> Raw data:
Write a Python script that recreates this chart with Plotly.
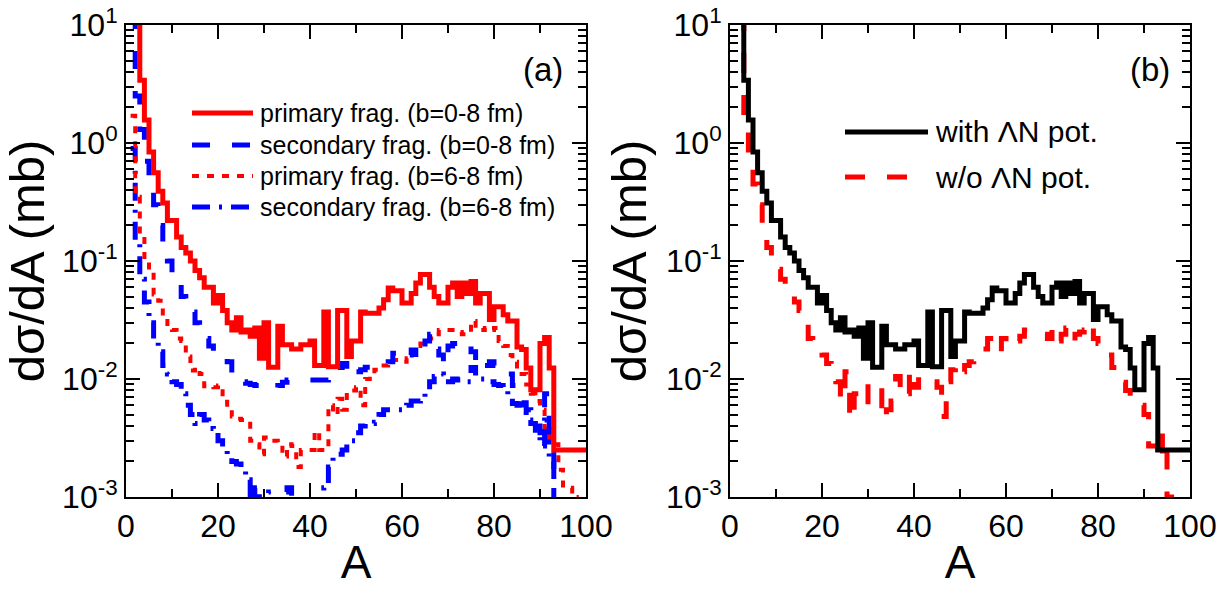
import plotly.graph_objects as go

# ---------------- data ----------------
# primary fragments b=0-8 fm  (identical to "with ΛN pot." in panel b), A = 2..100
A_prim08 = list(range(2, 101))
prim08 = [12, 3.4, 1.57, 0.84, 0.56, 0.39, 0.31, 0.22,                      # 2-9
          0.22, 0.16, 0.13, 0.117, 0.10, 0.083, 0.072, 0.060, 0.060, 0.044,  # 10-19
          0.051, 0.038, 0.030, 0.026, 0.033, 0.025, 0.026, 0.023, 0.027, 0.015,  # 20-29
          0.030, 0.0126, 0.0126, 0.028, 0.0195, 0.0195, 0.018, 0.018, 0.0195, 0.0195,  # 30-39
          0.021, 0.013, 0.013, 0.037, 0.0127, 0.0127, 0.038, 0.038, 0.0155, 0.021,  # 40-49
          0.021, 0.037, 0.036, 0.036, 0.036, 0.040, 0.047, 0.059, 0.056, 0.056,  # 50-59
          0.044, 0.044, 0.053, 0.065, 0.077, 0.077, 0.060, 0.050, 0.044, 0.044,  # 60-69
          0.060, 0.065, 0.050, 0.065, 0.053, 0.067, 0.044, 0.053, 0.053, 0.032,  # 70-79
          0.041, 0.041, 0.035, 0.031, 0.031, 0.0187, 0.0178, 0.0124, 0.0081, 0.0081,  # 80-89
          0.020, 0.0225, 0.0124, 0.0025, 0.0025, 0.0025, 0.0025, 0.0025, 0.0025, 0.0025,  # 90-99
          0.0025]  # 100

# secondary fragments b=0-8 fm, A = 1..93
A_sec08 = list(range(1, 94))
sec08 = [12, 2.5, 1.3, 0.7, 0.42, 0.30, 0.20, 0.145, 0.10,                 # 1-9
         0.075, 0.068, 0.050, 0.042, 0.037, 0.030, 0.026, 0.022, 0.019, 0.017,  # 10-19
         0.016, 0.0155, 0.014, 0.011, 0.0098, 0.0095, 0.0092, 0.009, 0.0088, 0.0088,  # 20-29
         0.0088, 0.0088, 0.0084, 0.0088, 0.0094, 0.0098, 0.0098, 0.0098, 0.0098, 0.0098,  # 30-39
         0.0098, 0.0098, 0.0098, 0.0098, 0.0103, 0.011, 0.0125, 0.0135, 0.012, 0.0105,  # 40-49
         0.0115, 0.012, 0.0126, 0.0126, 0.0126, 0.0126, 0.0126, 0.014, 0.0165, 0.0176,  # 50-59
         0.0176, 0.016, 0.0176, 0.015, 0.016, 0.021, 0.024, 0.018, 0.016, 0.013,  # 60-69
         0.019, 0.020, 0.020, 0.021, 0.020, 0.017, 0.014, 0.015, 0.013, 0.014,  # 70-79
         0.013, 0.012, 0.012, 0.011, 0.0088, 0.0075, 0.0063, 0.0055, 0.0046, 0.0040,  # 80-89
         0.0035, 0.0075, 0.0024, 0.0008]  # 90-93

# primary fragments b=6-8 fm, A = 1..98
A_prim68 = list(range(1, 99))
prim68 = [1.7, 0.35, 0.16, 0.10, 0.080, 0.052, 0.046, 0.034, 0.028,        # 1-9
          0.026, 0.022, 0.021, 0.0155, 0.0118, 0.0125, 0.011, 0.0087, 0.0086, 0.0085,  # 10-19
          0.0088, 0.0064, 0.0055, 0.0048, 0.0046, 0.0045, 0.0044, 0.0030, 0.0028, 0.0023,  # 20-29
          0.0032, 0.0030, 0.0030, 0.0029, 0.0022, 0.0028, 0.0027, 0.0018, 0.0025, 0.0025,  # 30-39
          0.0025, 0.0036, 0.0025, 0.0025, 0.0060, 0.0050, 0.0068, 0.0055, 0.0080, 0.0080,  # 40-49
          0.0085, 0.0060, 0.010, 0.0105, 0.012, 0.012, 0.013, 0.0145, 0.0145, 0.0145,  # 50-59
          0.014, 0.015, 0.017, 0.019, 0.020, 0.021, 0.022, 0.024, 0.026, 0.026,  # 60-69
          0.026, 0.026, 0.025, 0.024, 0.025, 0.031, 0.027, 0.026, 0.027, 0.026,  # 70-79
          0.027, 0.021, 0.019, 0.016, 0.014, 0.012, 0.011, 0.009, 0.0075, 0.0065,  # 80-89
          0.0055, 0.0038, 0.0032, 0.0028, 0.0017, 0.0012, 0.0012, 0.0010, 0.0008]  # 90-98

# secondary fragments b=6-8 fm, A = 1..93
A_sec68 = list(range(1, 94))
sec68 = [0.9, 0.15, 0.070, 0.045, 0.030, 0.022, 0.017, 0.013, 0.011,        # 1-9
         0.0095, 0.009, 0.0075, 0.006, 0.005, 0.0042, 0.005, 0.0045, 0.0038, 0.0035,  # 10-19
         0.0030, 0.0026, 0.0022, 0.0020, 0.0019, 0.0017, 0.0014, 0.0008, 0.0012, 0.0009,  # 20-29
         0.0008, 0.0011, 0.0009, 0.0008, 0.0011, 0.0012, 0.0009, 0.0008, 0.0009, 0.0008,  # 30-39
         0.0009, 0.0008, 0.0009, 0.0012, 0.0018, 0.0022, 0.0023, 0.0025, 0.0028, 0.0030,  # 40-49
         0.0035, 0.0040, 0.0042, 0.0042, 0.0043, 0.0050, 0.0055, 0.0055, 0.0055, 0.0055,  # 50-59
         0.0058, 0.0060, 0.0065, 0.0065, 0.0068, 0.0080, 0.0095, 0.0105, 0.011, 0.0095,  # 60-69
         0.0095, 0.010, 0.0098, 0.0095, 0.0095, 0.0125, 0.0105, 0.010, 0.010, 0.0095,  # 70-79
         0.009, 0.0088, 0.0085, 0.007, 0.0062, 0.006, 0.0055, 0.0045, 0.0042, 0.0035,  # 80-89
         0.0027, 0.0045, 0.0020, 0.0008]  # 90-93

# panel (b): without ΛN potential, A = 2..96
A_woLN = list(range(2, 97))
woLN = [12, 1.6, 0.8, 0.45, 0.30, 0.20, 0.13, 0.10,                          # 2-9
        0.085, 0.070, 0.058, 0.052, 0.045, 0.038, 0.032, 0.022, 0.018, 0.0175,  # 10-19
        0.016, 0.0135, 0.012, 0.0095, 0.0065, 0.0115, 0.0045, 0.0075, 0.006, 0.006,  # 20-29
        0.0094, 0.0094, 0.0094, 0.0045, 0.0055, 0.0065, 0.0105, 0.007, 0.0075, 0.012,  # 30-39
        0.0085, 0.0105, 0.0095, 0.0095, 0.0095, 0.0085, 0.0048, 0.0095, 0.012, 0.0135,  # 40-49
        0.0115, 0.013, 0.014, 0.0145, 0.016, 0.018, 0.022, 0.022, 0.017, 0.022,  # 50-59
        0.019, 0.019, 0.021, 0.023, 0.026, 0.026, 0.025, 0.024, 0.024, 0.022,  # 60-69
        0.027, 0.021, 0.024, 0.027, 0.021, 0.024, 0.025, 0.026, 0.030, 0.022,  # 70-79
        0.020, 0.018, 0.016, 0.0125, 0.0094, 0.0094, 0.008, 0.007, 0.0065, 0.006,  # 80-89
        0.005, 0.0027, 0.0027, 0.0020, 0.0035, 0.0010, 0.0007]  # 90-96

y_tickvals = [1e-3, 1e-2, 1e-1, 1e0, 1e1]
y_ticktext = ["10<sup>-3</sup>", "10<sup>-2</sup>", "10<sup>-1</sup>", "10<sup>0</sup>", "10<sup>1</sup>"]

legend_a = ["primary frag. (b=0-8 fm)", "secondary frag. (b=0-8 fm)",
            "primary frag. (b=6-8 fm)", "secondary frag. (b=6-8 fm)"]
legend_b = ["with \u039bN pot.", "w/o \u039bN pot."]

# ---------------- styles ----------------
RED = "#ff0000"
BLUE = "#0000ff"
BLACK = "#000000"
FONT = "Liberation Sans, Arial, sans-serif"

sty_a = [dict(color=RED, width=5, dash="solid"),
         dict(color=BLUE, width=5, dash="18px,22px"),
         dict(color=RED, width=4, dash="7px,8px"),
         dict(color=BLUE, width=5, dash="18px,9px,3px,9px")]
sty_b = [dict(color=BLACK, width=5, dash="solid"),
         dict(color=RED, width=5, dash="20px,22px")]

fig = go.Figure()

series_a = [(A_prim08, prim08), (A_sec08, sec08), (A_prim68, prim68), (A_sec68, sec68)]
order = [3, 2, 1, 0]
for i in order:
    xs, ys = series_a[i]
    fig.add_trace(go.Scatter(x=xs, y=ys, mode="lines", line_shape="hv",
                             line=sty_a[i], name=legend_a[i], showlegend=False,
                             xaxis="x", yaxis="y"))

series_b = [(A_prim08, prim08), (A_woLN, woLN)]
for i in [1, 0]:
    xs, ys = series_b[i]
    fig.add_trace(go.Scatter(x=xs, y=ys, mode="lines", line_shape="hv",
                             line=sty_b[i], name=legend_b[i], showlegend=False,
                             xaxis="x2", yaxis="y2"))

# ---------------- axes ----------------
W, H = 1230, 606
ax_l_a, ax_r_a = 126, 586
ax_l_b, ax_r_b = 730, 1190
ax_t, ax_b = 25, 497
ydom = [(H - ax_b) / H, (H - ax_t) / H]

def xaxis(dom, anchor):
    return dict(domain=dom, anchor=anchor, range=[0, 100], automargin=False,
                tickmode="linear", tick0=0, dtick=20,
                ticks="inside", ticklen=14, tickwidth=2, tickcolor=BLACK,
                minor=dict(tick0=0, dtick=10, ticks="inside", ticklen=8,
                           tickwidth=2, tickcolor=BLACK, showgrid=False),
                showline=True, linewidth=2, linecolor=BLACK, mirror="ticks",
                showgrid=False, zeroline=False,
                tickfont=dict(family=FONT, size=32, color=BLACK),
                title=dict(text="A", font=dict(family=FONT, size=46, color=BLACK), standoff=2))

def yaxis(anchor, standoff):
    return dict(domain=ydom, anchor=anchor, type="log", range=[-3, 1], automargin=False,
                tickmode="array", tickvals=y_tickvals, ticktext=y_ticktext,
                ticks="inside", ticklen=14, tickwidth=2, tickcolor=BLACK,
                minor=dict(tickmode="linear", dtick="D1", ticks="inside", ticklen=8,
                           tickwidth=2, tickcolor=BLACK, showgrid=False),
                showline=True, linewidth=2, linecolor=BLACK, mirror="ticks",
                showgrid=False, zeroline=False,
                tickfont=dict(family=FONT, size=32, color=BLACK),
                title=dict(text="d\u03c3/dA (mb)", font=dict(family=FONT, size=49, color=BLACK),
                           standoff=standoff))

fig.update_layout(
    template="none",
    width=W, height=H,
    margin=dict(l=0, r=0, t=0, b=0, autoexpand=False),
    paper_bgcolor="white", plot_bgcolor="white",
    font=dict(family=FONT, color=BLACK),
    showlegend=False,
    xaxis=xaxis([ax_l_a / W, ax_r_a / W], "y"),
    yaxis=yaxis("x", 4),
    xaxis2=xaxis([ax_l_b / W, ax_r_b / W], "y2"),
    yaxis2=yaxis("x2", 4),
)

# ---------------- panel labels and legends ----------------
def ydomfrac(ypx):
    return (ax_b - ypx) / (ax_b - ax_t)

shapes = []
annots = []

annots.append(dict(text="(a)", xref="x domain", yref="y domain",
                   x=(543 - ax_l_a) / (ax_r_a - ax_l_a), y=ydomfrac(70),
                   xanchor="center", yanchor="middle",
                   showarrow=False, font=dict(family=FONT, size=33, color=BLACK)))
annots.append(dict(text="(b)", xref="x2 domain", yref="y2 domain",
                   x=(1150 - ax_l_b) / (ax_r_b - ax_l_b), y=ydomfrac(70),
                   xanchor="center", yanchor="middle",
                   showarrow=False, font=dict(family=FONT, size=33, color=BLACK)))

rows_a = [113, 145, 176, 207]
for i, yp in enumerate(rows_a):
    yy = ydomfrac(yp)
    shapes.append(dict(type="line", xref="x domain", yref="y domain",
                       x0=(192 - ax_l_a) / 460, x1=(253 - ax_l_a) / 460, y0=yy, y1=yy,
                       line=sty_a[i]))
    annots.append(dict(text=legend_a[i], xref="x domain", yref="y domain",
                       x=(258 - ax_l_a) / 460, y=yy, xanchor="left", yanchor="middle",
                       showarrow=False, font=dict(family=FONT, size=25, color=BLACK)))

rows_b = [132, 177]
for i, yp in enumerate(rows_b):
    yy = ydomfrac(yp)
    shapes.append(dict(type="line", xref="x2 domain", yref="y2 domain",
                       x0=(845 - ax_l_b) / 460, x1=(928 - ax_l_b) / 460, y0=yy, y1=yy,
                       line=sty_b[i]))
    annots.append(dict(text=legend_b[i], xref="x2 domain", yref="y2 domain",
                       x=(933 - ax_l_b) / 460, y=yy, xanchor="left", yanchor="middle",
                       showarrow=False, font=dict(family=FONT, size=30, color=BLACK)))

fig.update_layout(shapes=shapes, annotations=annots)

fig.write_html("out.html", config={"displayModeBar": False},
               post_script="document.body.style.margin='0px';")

> What you will do: Repeat the lines exactly as they stand, from the opening line of the data through the line with "0.0035, 0.0075, 0.0024, 0.0008]". Pictures stay out of the copy.

> The answer:
Write a Python script that recreates this chart with Plotly.
import plotly.graph_objects as go

# ---------------- data ----------------
# primary fragments b=0-8 fm  (identical to "with ΛN pot." in panel b), A = 2..100
A_prim08 = list(range(2, 101))
prim08 = [12, 3.4, 1.57, 0.84, 0.56, 0.39, 0.31, 0.22,                      # 2-9
          0.22, 0.16, 0.13, 0.117, 0.10, 0.083, 0.072, 0.060, 0.060, 0.044,  # 10-19
          0.051, 0.038, 0.030, 0.026, 0.033, 0.025, 0.026, 0.023, 0.027, 0.015,  # 20-29
          0.030, 0.0126, 0.0126, 0.028, 0.0195, 0.0195, 0.018, 0.018, 0.0195, 0.0195,  # 30-39
          0.021, 0.013, 0.013, 0.037, 0.0127, 0.0127, 0.038, 0.038, 0.0155, 0.021,  # 40-49
          0.021, 0.037, 0.036, 0.036, 0.036, 0.040, 0.047, 0.059, 0.056, 0.056,  # 50-59
          0.044, 0.044, 0.053, 0.065, 0.077, 0.077, 0.060, 0.050, 0.044, 0.044,  # 60-69
          0.060, 0.065, 0.050, 0.065, 0.053, 0.067, 0.044, 0.053, 0.053, 0.032,  # 70-79
          0.041, 0.041, 0.035, 0.031, 0.031, 0.0187, 0.0178, 0.0124, 0.0081, 0.0081,  # 80-89
          0.020, 0.0225, 0.0124, 0.0025, 0.0025, 0.0025, 0.0025, 0.0025, 0.0025, 0.0025,  # 90-99
          0.0025]  # 100

# secondary fragments b=0-8 fm, A = 1..93
A_sec08 = list(range(1, 94))
sec08 = [12, 2.5, 1.3, 0.7, 0.42, 0.30, 0.20, 0.145, 0.10,                 # 1-9
         0.075, 0.068, 0.050, 0.042, 0.037, 0.030, 0.026, 0.022, 0.019, 0.017,  # 10-19
         0.016, 0.0155, 0.014, 0.011, 0.0098, 0.0095, 0.0092, 0.009, 0.0088, 0.0088,  # 20-29
         0.0088, 0.0088, 0.0084, 0.0088, 0.0094, 0.0098, 0.0098, 0.0098, 0.0098, 0.0098,  # 30-39
         0.0098, 0.0098, 0.0098, 0.0098, 0.0103, 0.011, 0.0125, 0.0135, 0.012, 0.0105,  # 40-49
         0.0115, 0.012, 0.0126, 0.0126, 0.0126, 0.0126, 0.0126, 0.014, 0.0165, 0.0176,  # 50-59
         0.0176, 0.016, 0.0176, 0.015, 0.016, 0.021, 0.024, 0.018, 0.016, 0.013,  # 60-69
         0.019, 0.020, 0.020, 0.021, 0.020, 0.017, 0.014, 0.015, 0.013, 0.014,  # 70-79
         0.013, 0.012, 0.012, 0.011, 0.0088, 0.0075, 0.0063, 0.0055, 0.0046, 0.0040,  # 80-89
         0.0035, 0.0075, 0.0024, 0.0008]  # 90-93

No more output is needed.